Stored entries
* begin *
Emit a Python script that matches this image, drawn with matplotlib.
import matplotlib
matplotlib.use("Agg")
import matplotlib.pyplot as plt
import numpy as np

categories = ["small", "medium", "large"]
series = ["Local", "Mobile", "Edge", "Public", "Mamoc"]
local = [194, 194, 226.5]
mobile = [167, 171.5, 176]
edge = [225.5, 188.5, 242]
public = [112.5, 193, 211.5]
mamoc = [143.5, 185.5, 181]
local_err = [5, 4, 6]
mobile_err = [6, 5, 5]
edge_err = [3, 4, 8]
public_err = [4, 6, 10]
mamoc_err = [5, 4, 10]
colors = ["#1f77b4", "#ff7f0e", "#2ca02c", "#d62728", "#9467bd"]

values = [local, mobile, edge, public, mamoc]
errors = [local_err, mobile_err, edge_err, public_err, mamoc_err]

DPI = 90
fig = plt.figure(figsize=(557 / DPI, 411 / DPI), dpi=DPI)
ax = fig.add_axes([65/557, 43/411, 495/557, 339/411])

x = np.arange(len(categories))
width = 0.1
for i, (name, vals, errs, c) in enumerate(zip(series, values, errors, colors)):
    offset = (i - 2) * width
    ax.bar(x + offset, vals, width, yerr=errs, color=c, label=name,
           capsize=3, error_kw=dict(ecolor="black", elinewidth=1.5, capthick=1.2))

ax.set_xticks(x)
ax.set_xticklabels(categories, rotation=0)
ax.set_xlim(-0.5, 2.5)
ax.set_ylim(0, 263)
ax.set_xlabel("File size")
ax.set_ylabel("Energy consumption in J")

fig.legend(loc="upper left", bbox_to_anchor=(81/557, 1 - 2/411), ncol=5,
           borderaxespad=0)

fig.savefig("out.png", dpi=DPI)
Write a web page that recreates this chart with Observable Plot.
* end *
### [Exercise details]
Restate word for word only the lines running from the beginning of the data to the line holding "edge_err, public_err, mamoc_err]", both included.

### [Output]
Emit a Python script that matches this image, drawn with matplotlib.
import matplotlib
matplotlib.use("Agg")
import matplotlib.pyplot as plt
import numpy as np

categories = ["small", "medium", "large"]
series = ["Local", "Mobile", "Edge", "Public", "Mamoc"]
local = [194, 194, 226.5]
mobile = [167, 171.5, 176]
edge = [225.5, 188.5, 242]
public = [112.5, 193, 211.5]
mamoc = [143.5, 185.5, 181]
local_err = [5, 4, 6]
mobile_err = [6, 5, 5]
edge_err = [3, 4, 8]
public_err = [4, 6, 10]
mamoc_err = [5, 4, 10]
colors = ["#1f77b4", "#ff7f0e", "#2ca02c", "#d62728", "#9467bd"]

values = [local, mobile, edge, public, mamoc]
errors = [local_err, mobile_err, edge_err, public_err, mamoc_err]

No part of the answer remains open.